This morning we
went to assist at a review of General Clinton's division, on a plain called
Le Paturage, about seven miles distant from Leuze.
The Light Brigade and
the Hanoverian Brigades form this division. The manoeuvres were performed
with tolerable precision, but they were chiefly confined to advancing in
line, retiring by alternate companies covered by light infantry and change
of position on one of the flanks by echelon. The British troops were
perfect; the Hanoverians not so, they being for the most part new levies.
In one of the echelon movements, when the line was to be formed on the
left company of the left battalion, a Hanoverian battalion, instead of
preserving its parallelism, was making a terrible diversion to its right,
when a thundering voice from the commander of the brigade to the commandant
of the battalion: "Mein Gott, Herr Major, wo gehn Sie hin?" roused him
from his reverie; when he must have perceived, had he wheeled up into line,
the fearful interval he had left between his own and the next battalion on
the left.
After the review had finished we repaired to the chateau of the Prince de
Ligne, then occupied by Lieut.-General Sir H. Clinton, to partake of a
breakfast given by him and his lady. On the breaking up of the breakfast
party, General Wilson and myself remained at the chateau to dine with
General Adam al fresco in the garden under the trees. The palace and
garden of the Prince de Ligne are both very magnificent. The latter is of
great extent, but too regular, too much in the Dutch taste to please me.
Little or no furniture is in the palace; but there are some family pictures
and a theatre fitted up in one of the halls for the purpose of private
theatricals.

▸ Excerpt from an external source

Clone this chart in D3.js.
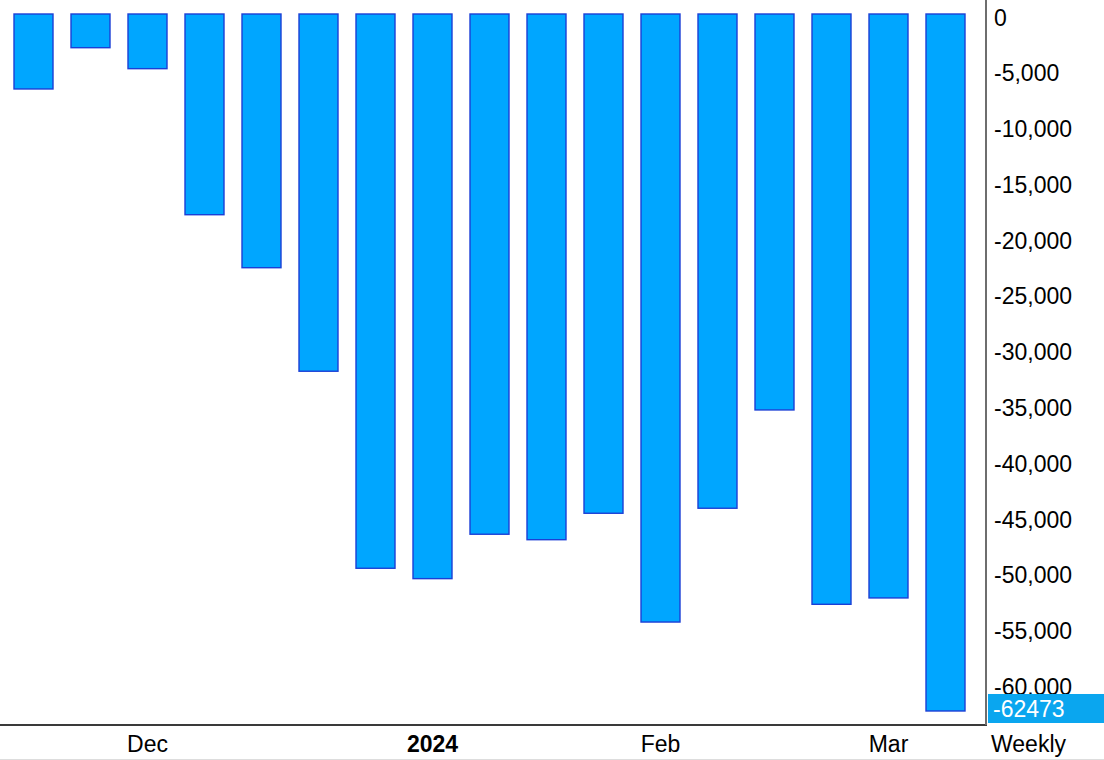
<!DOCTYPE html>
<html>
<head>
<meta charset="utf-8">
<script src="https://cdn.jsdelivr.net/npm/d3@7/dist/d3.min.js"></script>
<style>
  html, body { margin: 0; padding: 0; background: #ffffff; }
  svg { display: block; }
  text { font-family: "Liberation Sans", Arial, sans-serif; }
</style>
</head>
<body>
<svg id="chart" width="1104" height="760"></svg>
<script>
// ---- Data ----
const weeks = ["2023-11-17","2023-11-24","2023-12-01","2023-12-08","2023-12-15","2023-12-22","2023-12-29",
               "2024-01-05","2024-01-12","2024-01-19","2024-01-26","2024-02-02","2024-02-09","2024-02-16",
               "2024-02-23","2024-03-01","2024-03-08"];
const values = [-6720, -3020, -4900, -17990, -22740, -32020, -49680, -50610, -46630, -47120,
                -44750, -54500, -44300, -35490, -52910, -52340, -62473];
const yTicks = [0, -5000, -10000, -15000, -20000, -25000, -30000, -35000, -40000, -45000, -50000, -55000, -60000];
const xTickWeeks = ["2023-12-01", "2024-01-05", "2024-02-02", "2024-03-01"];
const xTickLabels = ["Dec", "2024", "Feb", "Mar"];
const periodLabel = "Weekly";
const lastValueLabel = "-62473";

// ---- Layout ----
const svg = d3.select("#chart");
const plotRight = 986, plotBottom = 725;

const x = d3.scaleBand().domain(weeks).range([0, 979])
  .paddingInner(18 / 57).paddingOuter(14 / 57);
const y = d3.scaleLinear().domain([-60000, 0]).range([683.4, 14]);

const fmt = d3.formatLocale({decimal: ".", thousands: ",", grouping: [3], currency: ["$", ""], minus: "-"}).format(",");

// bars
svg.append("g").selectAll("rect").data(weeks).join("rect")
  .attr("x", d => x(d))
  .attr("y", y(0))
  .attr("width", x.bandwidth())
  .attr("height", (d, i) => y(values[i]) - y(0))
  .attr("fill", "#00a6ff")
  .attr("stroke", "#1b3fd6")
  .attr("stroke-width", 1.4);

// frame
svg.append("line").attr("x1", 0).attr("x2", plotRight + 1).attr("y1", plotBottom).attr("y2", plotBottom)
  .attr("stroke", "#3a3a3a").attr("stroke-width", 2);
svg.append("line").attr("x1", plotRight).attr("x2", plotRight).attr("y1", 0).attr("y2", plotBottom)
  .attr("stroke", "#6e6e6e").attr("stroke-width", 2);
svg.append("line").attr("x1", 0).attr("x2", 1104).attr("y1", 759.5).attr("y2", 759.5)
  .attr("stroke", "#dddddd").attr("stroke-width", 1);

// y axis
const yAxis = svg.append("g").attr("transform", `translate(${plotRight},0)`)
  .call(d3.axisRight(y).tickValues(yTicks).tickFormat(fmt).tickSize(0).tickPadding(8));
yAxis.select(".domain").remove();
yAxis.selectAll("text").attr("dy", null).attr("y", 11).attr("x", 8)
  .attr("fill", "#000").style("font-size", "23px").style("font-family", '"Liberation Sans", Arial, sans-serif');

// x axis
const xAxis = svg.append("g").attr("transform", `translate(0,${plotBottom})`)
  .call(d3.axisBottom(x).tickValues(xTickWeeks).tickFormat((d, i) => xTickLabels[i]).tickSize(0).tickPadding(0));
xAxis.select(".domain").remove();
xAxis.selectAll("text").attr("dy", null).attr("y", 27)
  .attr("fill", "#000").style("font-size", "23px").style("font-family", '"Liberation Sans", Arial, sans-serif')
  .style("font-weight", (d, i) => xTickLabels[i] === "2024" ? "bold" : "normal");

svg.append("text").attr("x", 991).attr("y", 752).text(periodLabel)
  .attr("fill", "#000").style("font-size", "23px");

// last value marker
const lastY = y(values[values.length - 1]);
svg.append("rect").attr("x", 988).attr("y", lastY - 17).attr("width", 116).attr("height", 29)
  .attr("fill", "#0aa6ef");
svg.append("text").attr("x", 993).attr("y", lastY + 6).text(lastValueLabel)
  .attr("fill", "#ffffff").style("font-size", "23px");
</script>
</body>
</html>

In the garden is a monument erected by the late Prince de
Ligne to one of his sons, Charles by name, who was killed in the Russian
service at the siege of Ismail. The present prince is a minor and resides
at Bruxelles.
GRAMMONT, May 18.
We left Leuze yesterday afternoon and arrived here at seven in the evening
in order to be present at the cavalry review the next morning. We partook
of an elegant supper given to us by our friend, Major Grant of the 18th
Hussars, and we were much entertained and enlivened by the effusions of his
brilliant genius and inexhaustible wit. The whole cavalry of the British
army passed in review this morning before the Duke of Wellington, who was
there with all his staff and received the salutes of all the corps like
Godfrey, con volto placido e composto. It was a very brilliant spectacle.
The Duke de Berri was present. I think I never beheld so ignoble and
disagreeable a countenance as this prince possesses. I thought to myself
that he had much better have stayed away from this review; for he must be
insensible to all patriotism who could take pleasure in contemplating a
foreign force about to enter and ravage his own country. We learn that the
Duchess d'Angouleme is to have a review of the fideles very shortly. She
is certainly much more warlike than the males of that family; this
disposition is increased by her religious fanaticism. This renders her, of
course, a most dangerous person to meddle with politics; but great
allowances must be made for her feelings, which must naturally be
embittered by the recollection of so much suffering during the Revolution
and of the barbarous and inhuman treatment experienced by her father and
mother.
I observed a peculiarity in this part of the country, viz., that there are
villages lying close to each other in some of which French is spoken, in
others Flemish; and that, with some few exceptions, the inhabitants of
neighbouring villages are reciprocally unintelligible. General Wilson does
not intend to return to Bruxelles. I shall accompany him as far as Gand and
then return to Bruxelles to await the issue of the contest.
BRUXELLES, June 11.
I took leave of General Wilson at Gand on the 22nd of last month and
immediately returned here, where I have been ever since. I have shifted my
quarters to a less expensive hotel and am now lodged at the Hotel de la
Paix. We get an excellent dinner at the table d'hote for one and a half
francs, wine not included; this is paid for extra, and is generally at the
price of three francs per bottle. This hotel is very neatly fitted up and
is very near the Hotel de Ville. At the table d'hote I frequently meet
Prussian officers who on coming in to visit Bruxelles put up here. We have
just learned the proceedings of the Champ de Mai at Paris, by which it
appears that Napoleon is solemnly recognized and confirmed as Emperor of
the French. This intelligence sent a young Prussian officer, who sat next
to me, in a transport of joy, for this makes the war certain. The Prussians
seem determined to revenge themselves for the humiliation they suffered
from the French during the time they occupied their country, and I
sincerely pity by anticipation the fate of the French peasants upon whom
these gentlemen may chance to be quartered. Terrible will be the first
shock of battle, and it may be daily expected, and dreadful will be the
consequences to the poor inhabitants of the seat of war. Cannot this war be
avoided? I am not politician enough to foresee the consequences of allowing
Napoleon to keep quiet and undisturbed possession of the throne of France;
but the consequences of a defeat on the part of the Allies will be the loss
of Belgium and the probable annihilation of the British army; certainly the
dissolution of the coalition, for the minor German powers, and very likely
Austria also, would be induced to make a separate peace.